Cliff Lewis of Silver Springs has been into the sport for most of his life.

“When I was a little boy I lived in a neighborhood where everybody had bantam chickens as pets,” he said.

Lewis opens up the thick encyclopedic trade staple published by the American Poultry Association entitled “American Standard of Perfection.”

He points out some of the many breeds of poultry, including one show chicken that looks strikingly like a poodle.

“There’s a lot of genetic engineering going on in the chicken world,” he says.

Under the bright heat of an incubator lamp three just-hatched peepers move around: An Australian spotted duck, a black Jersey giant and an Old English Game bantam chicken. A magpie duck struggles to break away from a fourth egg. Slowly it emerges, small pieces of eggshell sticking to its yolk-covered body.

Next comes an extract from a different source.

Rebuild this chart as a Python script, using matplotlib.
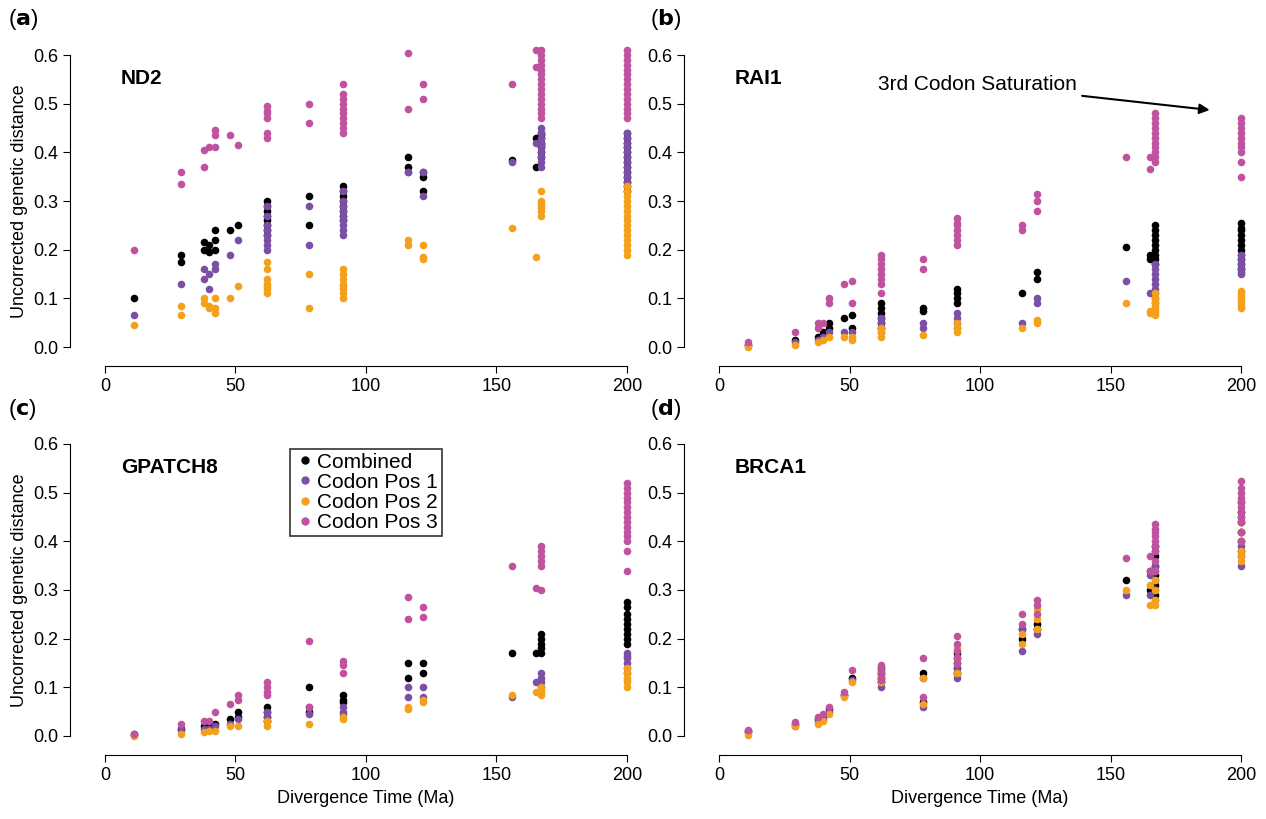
import matplotlib
matplotlib.use("Agg")
import matplotlib.pyplot as plt
from matplotlib.lines import Line2D

genes = ["ND2", "RAI1", "GPATCH8", "BRCA1"]
panel_labels = ["a", "b", "c", "d"]
series_names = ["Combined", "Codon Pos 1", "Codon Pos 2", "Codon Pos 3"]
colors = ["#000000", "#7b4fa6", "#f5a01a", "#c0529f"]
xticks = [0, 50, 100, 150, 200]
yticks = [0.0, 0.1, 0.2, 0.3, 0.4, 0.5, 0.6]

nd2_comb = {11:[0.10],29:[0.19,0.175],38:[0.20,0.215],40:[0.21,0.195],42:[0.24,0.22,0.20],48:[0.24],51:[0.25],62:[0.30,0.29,0.28,0.27,0.26,0.25,0.24,0.23],78:[0.31,0.25],91:[0.33,0.32,0.31,0.30,0.29,0.28,0.27,0.26],116:[0.39,0.37],122:[0.36,0.35,0.32],156:[0.385],165:[0.43,0.37],167:[0.44,0.435,0.43,0.42,0.415,0.41,0.40,0.39],200:[0.44,0.43,0.42,0.41,0.40,0.39,0.38,0.37,0.36,0.35,0.34,0.33,0.32]}
nd2_p1 = {11:[0.065],29:[0.13],38:[0.16,0.14],40:[0.15,0.12],42:[0.17,0.16],48:[0.19],51:[0.22],62:[0.29,0.27,0.25,0.24,0.23,0.22,0.21,0.20],78:[0.29,0.21],91:[0.32,0.30,0.29,0.28,0.27,0.26,0.25,0.24,0.23],116:[0.36,0.36],122:[0.36,0.31],156:[0.38],165:[0.42],167:[0.45,0.44,0.43,0.42,0.41,0.40,0.39,0.38,0.37],200:[0.44,0.43,0.42,0.41,0.40,0.39,0.38,0.37,0.36,0.35,0.34]}
nd2_p2 = {11:[0.045],29:[0.085,0.065],38:[0.10,0.09],40:[0.085,0.08],42:[0.10,0.08,0.07],48:[0.10],51:[0.125],62:[0.175,0.16,0.14,0.13,0.125,0.12,0.11],78:[0.15,0.08],91:[0.16,0.15,0.14,0.13,0.125,0.12,0.11,0.10],116:[0.22,0.21],122:[0.21,0.185,0.18],156:[0.245],165:[0.185],167:[0.32,0.30,0.295,0.29,0.285,0.28,0.27],200:[0.33,0.32,0.31,0.30,0.29,0.28,0.27,0.26,0.25,0.24,0.23,0.22,0.21,0.20,0.19]}
nd2_p3 = {11:[0.20],29:[0.36,0.335],38:[0.405,0.37],40:[0.41],42:[0.445,0.435,0.41],48:[0.435],51:[0.415],62:[0.495,0.485,0.48,0.47,0.44,0.43],78:[0.50,0.46],91:[0.54,0.52,0.51,0.50,0.49,0.48,0.47,0.46,0.45,0.44],116:[0.605,0.49],122:[0.54,0.51],156:[0.54],165:[0.61,0.575],167:[0.61,0.60,0.59,0.58,0.57,0.56,0.55,0.54,0.53,0.52,0.51,0.50,0.49,0.48,0.47],200:[0.61,0.60,0.59,0.58,0.57,0.56,0.55,0.54,0.53,0.52,0.51,0.50,0.49,0.48,0.47]}

rai1_comb = {11:[0.005],29:[0.015],38:[0.02],40:[0.03],42:[0.05,0.04],48:[0.06],51:[0.065,0.04],62:[0.09,0.08,0.07,0.06,0.05,0.04],78:[0.08,0.075],91:[0.12,0.11,0.10,0.09],116:[0.11],122:[0.155,0.14],156:[0.205],165:[0.19,0.18],167:[0.25,0.24,0.23,0.22,0.21,0.20,0.19,0.18,0.17],200:[0.255,0.245,0.24,0.23,0.22,0.21,0.20,0.19,0.18,0.17,0.16]}
rai1_p1 = {11:[0.005],29:[0.01],38:[0.015],40:[0.02],42:[0.03],48:[0.03],51:[0.03],62:[0.06,0.05,0.04,0.03],78:[0.05,0.04],91:[0.07,0.06,0.05,0.04],116:[0.05],122:[0.10,0.09],156:[0.135],165:[0.11],167:[0.17,0.16,0.15,0.14,0.13,0.12,0.11,0.10,0.09],200:[0.19,0.18,0.17,0.165,0.16,0.155,0.15]}
rai1_p2 = {11:[0.0],29:[0.005],38:[0.01],40:[0.015],42:[0.02],48:[0.02],51:[0.02,0.015],62:[0.04,0.03,0.02],78:[0.025],91:[0.05,0.04,0.03],116:[0.04],122:[0.055,0.05],156:[0.09],165:[0.075,0.07],167:[0.11,0.10,0.095,0.09,0.085,0.08,0.075,0.07,0.065],200:[0.115,0.11,0.105,0.10,0.095,0.09,0.085,0.08]}
rai1_p3 = {11:[0.01],29:[0.03],38:[0.05,0.04],40:[0.05],42:[0.10,0.09],48:[0.13],51:[0.135,0.09],62:[0.19,0.18,0.17,0.16,0.15,0.14,0.13,0.11],78:[0.18,0.16],91:[0.265,0.255,0.25,0.24,0.23,0.22,0.21],116:[0.25,0.24],122:[0.315,0.30,0.28],156:[0.39],165:[0.39,0.365],167:[0.48,0.47,0.46,0.45,0.44,0.43,0.42,0.41,0.40,0.39,0.38],200:[0.47,0.46,0.45,0.44,0.43,0.42,0.41,0.40,0.38,0.35]}

gp_comb = {11:[0.005],29:[0.015],38:[0.02],40:[0.02],42:[0.025],48:[0.035],51:[0.05,0.04],62:[0.06,0.05,0.04,0.03],78:[0.10,0.05],91:[0.085,0.075,0.07],116:[0.15,0.12],122:[0.15,0.13],156:[0.17],165:[0.17],167:[0.21,0.20,0.19,0.18,0.17],200:[0.275,0.265,0.25,0.24,0.23,0.22,0.21,0.20,0.19]}
gp_p1 = {11:[0.003],29:[0.012],38:[0.015],40:[0.015],42:[0.02],48:[0.025],51:[0.035],62:[0.05,0.04,0.03],78:[0.06,0.045],91:[0.06,0.05,0.045],116:[0.10,0.08],122:[0.10,0.08],156:[0.08],165:[0.11],167:[0.13,0.12,0.11,0.10],200:[0.17,0.165,0.16,0.15,0.14,0.13]}
gp_p2 = {11:[0.0],29:[0.005],38:[0.008],40:[0.01],42:[0.01],48:[0.02],51:[0.02],62:[0.03,0.02],78:[0.025],91:[0.04,0.035],116:[0.06,0.055],122:[0.075,0.07],156:[0.085],165:[0.09],167:[0.10,0.095,0.09,0.085],200:[0.14,0.13,0.12,0.115,0.11,0.10]}
gp_p3 = {11:[0.005],29:[0.025],38:[0.03],40:[0.03],42:[0.05],48:[0.065],51:[0.085,0.075],62:[0.11,0.10,0.09,0.085],78:[0.195,0.06],91:[0.155,0.145,0.13],116:[0.285,0.24],122:[0.265,0.245],156:[0.35],165:[0.305],167:[0.39,0.38,0.37,0.36,0.35,0.30],200:[0.52,0.51,0.50,0.49,0.48,0.47,0.46,0.45,0.44,0.43,0.42,0.41,0.40,0.38,0.34]}

br_comb = {11:[0.01],29:[0.025],38:[0.035],40:[0.04],42:[0.055],48:[0.085],51:[0.12],62:[0.14,0.13,0.12,0.11],78:[0.13,0.07],91:[0.17,0.15,0.14,0.13],116:[0.22,0.20],122:[0.23,0.22],156:[0.32],165:[0.34,0.30],167:[0.39,0.37,0.35,0.33,0.31,0.29],200:[0.48,0.46,0.44,0.42,0.40,0.38]}
br_p1 = {11:[0.008],29:[0.02],38:[0.03],40:[0.035],42:[0.05],48:[0.085],51:[0.115],62:[0.13,0.12,0.11,0.10],78:[0.12,0.06],91:[0.16,0.14,0.13,0.12],116:[0.22,0.175],122:[0.22,0.21],156:[0.29],165:[0.33,0.29],167:[0.38,0.35,0.32,0.30,0.28],200:[0.45,0.42,0.39,0.37,0.35]}
br_p2 = {11:[0.003],29:[0.02],38:[0.025],40:[0.03],42:[0.045],48:[0.08],51:[0.11],62:[0.135,0.12,0.11],78:[0.12,0.065],91:[0.18,0.16,0.15,0.13],116:[0.21,0.19],122:[0.26,0.24,0.22],156:[0.30],165:[0.31,0.27],167:[0.34,0.32,0.30,0.28,0.27],200:[0.44,0.42,0.40,0.38,0.37,0.36]}
br_p3 = {11:[0.013],29:[0.028],38:[0.04],40:[0.045],42:[0.06],48:[0.09],51:[0.135],62:[0.145,0.135,0.125,0.115],78:[0.16,0.08],91:[0.205,0.19,0.175,0.16,0.15],116:[0.25,0.23],122:[0.28,0.27,0.25],156:[0.365],165:[0.37,0.34],167:[0.435,0.425,0.42,0.41,0.40,0.39,0.38,0.36,0.34],200:[0.525,0.51,0.50,0.49,0.48,0.47,0.46,0.45,0.44,0.42,0.40]}

data = [[nd2_comb, nd2_p1, nd2_p2, nd2_p3],
        [rai1_comb, rai1_p1, rai1_p2, rai1_p3],
        [gp_comb, gp_p1, gp_p2, gp_p3],
        [br_comb, br_p1, br_p2, br_p3]]

plt.rcParams['font.family'] = ['Liberation Sans', 'DejaVu Sans']
fig = plt.figure(figsize=(12.66, 8.19), dpi=100)
W, H = 1266, 819
lefts = [105, 719, 105, 719]
tops = [55, 55, 444, 444]
for i in range(4):
    l, t = lefts[i], tops[i]
    ax = fig.add_axes([l / W, 1 - (t + 292) / H, 522 / W, 292 / H])
    for s in range(4):
        xs, ys = [], []
        for k, vals in data[i][s].items():
            xs += [k] * len(vals)
            ys += vals
        ax.scatter(xs, ys, s=30, color=colors[s], linewidths=0, zorder=2 + s, clip_on=False)
    ax.set_xlim(0, 200)
    ax.set_ylim(0, 0.6)
    ax.set_xticks(xticks)
    ax.set_yticks(yticks)
    ax.set_yticklabels([f"{v:.1f}" for v in yticks])
    for sp in ["top", "right"]:
        ax.spines[sp].set_visible(False)
    ax.spines["left"].set_position(("outward", 25))
    ax.spines["bottom"].set_position(("outward", 14))
    ax.tick_params(direction="out", labelsize=13, length=5)
    ax.patch.set_alpha(0)
    ax.text(0.03, 0.92, genes[i], transform=ax.transAxes, fontsize=15, fontweight="bold", va="center")
    if i in (0, 2):
        ax.set_ylabel("Uncorrected genetic distance", fontsize=13)
    if i in (2, 3):
        ax.set_xlabel("Divergence Time (Ma)", fontsize=13)
    lx = 8 if i in (0, 2) else 650
    ly = 20 if i < 2 else 410
    fig.text(lx / W, 1 - ly / H, "(" + r"$\bf{" + panel_labels[i] + "}$" + ")", fontsize=16, va="center")
    if i == 1:
        ax.annotate("3rd Codon Saturation", xy=(188, 0.487), xytext=(137, 0.54),
                    ha="right", va="center", fontsize=15,
                    arrowprops=dict(arrowstyle="-|>", color="black", lw=1.5, shrinkA=2, shrinkB=0))
    if i == 2:
        handles = [Line2D([], [], marker="o", ls="", color=c, markersize=5) for c in colors]
        leg = ax.legend(handles, series_names, loc="upper left", bbox_to_anchor=(0.335, 1.02),
                        fontsize=15, frameon=True, fancybox=False, handletextpad=0.1,
                        borderpad=0.2, labelspacing=0.05, handlelength=1.0)
        leg.get_frame().set_edgecolor("black")
        leg.get_frame().set_linewidth(1.2)

fig.savefig("out.png", dpi=100)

Lewis says incubation averages 21 days for chickens and 28 days for ducks.

At the grooming booth, Shannon Jacobsen, a member of the Reno-based Feathered Friends 4-H Poultry Club, explains some idiosyncrasies of bathing a chicken while her black bantam chicken “Polka Dot” struts around the table.

“I had this rooster who could take a bath every day of the week and a chicken who absolutely hated water,” she said. “The birds definitely have their own distinct personalities. I had a rooster who liked to perch atop my handlebars when I rode my bike,” she laughed.

Several days before a show, the birds are bathed in water with a little dish soap.

“That’s to make sure their natural oils come back in time for the show” says Jacobsen’s mother, Janet.

They say that while poultry shows used to be centered around the bird, these days, the handler is just as important.

“The kids are judged on the way they handle themselves, how they’re dressed and how they present themselves and the birds,” says Janet Jacobsen. “They learn a lot of skills like public speaking that are invaluable later in life.”